WHAT TO PRODUCE: In the data that follows, count each line holding the string "this"; answer with the number only.

MATERIAL FOR THE TASK:
********
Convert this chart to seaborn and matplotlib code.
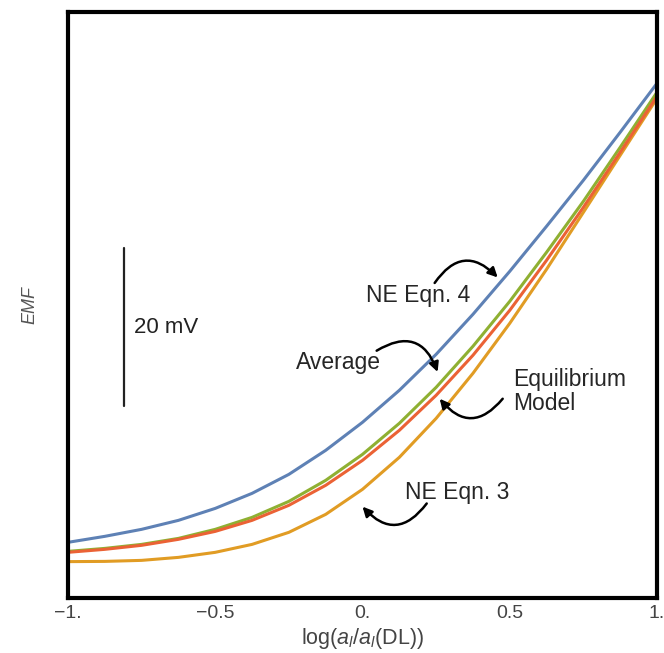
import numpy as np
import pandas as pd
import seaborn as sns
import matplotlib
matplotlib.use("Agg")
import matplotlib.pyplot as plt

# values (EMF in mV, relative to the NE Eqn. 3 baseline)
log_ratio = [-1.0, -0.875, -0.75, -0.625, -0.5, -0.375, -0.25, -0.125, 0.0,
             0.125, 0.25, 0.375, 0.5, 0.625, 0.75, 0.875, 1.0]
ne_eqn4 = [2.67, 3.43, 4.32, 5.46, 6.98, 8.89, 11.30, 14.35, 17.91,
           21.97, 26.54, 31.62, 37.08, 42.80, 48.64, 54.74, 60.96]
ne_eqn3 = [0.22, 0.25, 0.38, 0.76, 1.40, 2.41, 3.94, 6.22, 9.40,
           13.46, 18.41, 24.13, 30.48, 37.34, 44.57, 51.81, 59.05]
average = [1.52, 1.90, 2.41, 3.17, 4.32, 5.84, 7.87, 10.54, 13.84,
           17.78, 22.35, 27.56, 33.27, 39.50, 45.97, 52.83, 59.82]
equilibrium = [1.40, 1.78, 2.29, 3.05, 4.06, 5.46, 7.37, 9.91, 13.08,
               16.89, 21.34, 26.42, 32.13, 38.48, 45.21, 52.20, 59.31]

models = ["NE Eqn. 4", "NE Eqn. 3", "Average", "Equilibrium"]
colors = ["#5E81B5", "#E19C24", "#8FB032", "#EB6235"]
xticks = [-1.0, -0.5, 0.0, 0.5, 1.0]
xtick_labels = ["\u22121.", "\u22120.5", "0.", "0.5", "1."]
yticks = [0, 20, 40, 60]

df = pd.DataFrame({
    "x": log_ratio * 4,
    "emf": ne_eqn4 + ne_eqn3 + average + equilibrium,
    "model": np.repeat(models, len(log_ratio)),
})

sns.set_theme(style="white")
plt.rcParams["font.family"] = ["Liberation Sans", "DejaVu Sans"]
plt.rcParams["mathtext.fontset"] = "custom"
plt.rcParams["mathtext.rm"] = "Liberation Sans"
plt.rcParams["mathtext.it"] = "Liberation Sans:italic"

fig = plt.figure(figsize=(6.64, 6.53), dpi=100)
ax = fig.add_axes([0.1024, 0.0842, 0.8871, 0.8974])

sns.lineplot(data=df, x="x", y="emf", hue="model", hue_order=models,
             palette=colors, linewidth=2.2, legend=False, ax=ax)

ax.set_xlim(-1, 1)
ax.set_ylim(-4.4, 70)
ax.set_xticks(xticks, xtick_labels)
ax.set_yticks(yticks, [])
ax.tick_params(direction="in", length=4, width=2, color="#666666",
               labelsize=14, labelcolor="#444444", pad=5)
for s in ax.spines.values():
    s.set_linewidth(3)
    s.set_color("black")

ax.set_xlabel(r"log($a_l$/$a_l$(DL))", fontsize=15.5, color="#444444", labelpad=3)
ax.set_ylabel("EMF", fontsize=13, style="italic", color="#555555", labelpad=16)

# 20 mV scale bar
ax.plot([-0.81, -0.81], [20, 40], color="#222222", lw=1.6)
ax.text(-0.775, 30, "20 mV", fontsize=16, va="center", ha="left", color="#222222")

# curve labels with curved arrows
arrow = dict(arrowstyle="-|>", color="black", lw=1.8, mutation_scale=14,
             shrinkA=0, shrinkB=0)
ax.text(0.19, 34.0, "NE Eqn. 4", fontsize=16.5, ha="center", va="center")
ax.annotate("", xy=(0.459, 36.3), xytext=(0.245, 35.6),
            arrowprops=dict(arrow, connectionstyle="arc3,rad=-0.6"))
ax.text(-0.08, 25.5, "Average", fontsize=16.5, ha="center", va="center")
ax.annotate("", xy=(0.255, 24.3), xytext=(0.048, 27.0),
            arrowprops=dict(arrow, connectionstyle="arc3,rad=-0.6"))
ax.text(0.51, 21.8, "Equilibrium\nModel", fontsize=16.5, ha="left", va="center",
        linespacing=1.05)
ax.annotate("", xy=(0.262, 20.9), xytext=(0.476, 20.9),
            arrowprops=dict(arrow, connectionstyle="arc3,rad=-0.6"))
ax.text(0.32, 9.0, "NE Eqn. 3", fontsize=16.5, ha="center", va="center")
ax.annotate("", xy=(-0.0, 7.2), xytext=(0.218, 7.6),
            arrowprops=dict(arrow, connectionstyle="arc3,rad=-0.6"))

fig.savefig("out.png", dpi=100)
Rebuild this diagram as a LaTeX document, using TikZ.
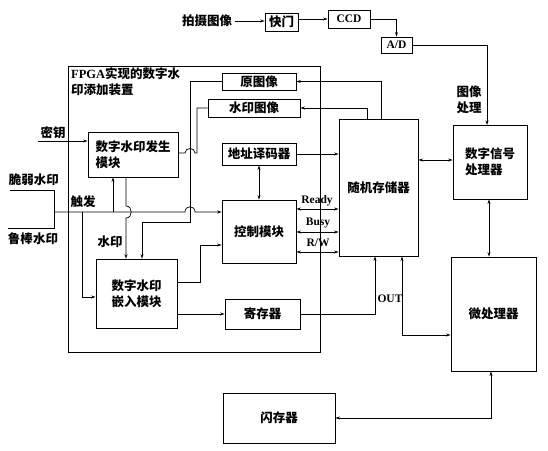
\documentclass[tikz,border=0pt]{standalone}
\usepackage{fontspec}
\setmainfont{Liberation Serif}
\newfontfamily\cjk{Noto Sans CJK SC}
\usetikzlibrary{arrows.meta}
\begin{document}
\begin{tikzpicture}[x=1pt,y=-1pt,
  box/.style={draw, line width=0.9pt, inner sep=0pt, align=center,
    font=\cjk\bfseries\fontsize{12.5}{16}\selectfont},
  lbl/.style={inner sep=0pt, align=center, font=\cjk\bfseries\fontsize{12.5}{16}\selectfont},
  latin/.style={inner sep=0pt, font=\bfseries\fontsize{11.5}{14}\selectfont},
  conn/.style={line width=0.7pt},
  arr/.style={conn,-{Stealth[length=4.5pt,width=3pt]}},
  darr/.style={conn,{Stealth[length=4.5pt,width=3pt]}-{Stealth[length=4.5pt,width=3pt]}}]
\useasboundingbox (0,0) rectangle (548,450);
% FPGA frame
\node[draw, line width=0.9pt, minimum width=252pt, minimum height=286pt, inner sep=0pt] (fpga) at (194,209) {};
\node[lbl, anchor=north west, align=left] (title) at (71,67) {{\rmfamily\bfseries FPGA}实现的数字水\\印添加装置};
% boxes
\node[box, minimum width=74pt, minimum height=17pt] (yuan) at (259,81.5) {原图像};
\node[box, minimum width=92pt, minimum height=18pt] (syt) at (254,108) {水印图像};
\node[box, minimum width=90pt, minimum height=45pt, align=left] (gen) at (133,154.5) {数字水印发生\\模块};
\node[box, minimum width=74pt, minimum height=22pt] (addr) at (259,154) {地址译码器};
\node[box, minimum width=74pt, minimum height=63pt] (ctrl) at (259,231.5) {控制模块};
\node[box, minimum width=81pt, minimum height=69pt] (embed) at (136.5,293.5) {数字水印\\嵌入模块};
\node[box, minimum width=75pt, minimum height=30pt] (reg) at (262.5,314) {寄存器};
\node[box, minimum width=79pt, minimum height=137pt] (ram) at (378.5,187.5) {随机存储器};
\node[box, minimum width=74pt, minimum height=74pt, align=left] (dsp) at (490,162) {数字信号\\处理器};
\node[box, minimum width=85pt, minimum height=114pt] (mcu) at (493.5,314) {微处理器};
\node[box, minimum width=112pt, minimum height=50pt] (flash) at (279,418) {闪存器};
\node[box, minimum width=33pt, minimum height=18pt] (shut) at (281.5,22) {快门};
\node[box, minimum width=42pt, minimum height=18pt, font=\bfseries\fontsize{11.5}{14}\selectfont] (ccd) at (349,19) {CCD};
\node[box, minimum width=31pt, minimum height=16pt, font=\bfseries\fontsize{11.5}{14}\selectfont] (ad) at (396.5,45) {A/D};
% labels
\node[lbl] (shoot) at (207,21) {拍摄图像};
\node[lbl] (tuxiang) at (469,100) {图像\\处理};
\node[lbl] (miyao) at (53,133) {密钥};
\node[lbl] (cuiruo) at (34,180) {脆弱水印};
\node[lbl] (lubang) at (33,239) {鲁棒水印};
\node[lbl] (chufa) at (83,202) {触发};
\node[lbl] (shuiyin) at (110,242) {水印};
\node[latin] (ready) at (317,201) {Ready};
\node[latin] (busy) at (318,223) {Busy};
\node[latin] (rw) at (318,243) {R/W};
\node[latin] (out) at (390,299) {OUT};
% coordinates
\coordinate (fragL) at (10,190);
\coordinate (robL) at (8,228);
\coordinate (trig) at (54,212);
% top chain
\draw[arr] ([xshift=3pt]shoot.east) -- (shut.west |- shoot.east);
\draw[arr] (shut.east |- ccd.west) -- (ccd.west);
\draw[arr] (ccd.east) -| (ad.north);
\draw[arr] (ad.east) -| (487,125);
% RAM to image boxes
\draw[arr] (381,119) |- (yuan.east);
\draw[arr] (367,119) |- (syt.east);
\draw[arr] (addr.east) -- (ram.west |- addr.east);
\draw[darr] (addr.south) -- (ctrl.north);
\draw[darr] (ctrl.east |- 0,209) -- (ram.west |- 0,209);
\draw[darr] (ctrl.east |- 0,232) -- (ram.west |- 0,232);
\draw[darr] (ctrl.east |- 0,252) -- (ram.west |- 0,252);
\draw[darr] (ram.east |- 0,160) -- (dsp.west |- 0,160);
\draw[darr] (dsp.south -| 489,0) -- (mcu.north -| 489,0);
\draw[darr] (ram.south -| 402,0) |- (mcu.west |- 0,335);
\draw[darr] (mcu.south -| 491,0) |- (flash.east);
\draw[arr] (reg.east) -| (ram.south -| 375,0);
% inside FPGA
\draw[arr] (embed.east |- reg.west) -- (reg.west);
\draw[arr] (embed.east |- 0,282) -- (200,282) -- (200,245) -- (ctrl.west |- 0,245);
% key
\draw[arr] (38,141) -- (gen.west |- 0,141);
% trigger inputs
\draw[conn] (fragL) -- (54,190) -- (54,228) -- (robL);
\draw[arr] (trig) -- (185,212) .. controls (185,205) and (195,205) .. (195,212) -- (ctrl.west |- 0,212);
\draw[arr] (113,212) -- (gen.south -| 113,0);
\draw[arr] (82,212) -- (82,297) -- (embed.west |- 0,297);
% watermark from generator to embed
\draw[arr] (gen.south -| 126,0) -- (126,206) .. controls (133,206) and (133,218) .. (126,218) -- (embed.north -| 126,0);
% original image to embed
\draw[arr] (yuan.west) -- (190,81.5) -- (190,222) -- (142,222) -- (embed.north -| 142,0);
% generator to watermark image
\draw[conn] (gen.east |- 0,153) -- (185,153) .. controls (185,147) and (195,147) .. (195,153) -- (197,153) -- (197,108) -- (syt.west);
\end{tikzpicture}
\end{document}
********
RESPONSE BELOW: 2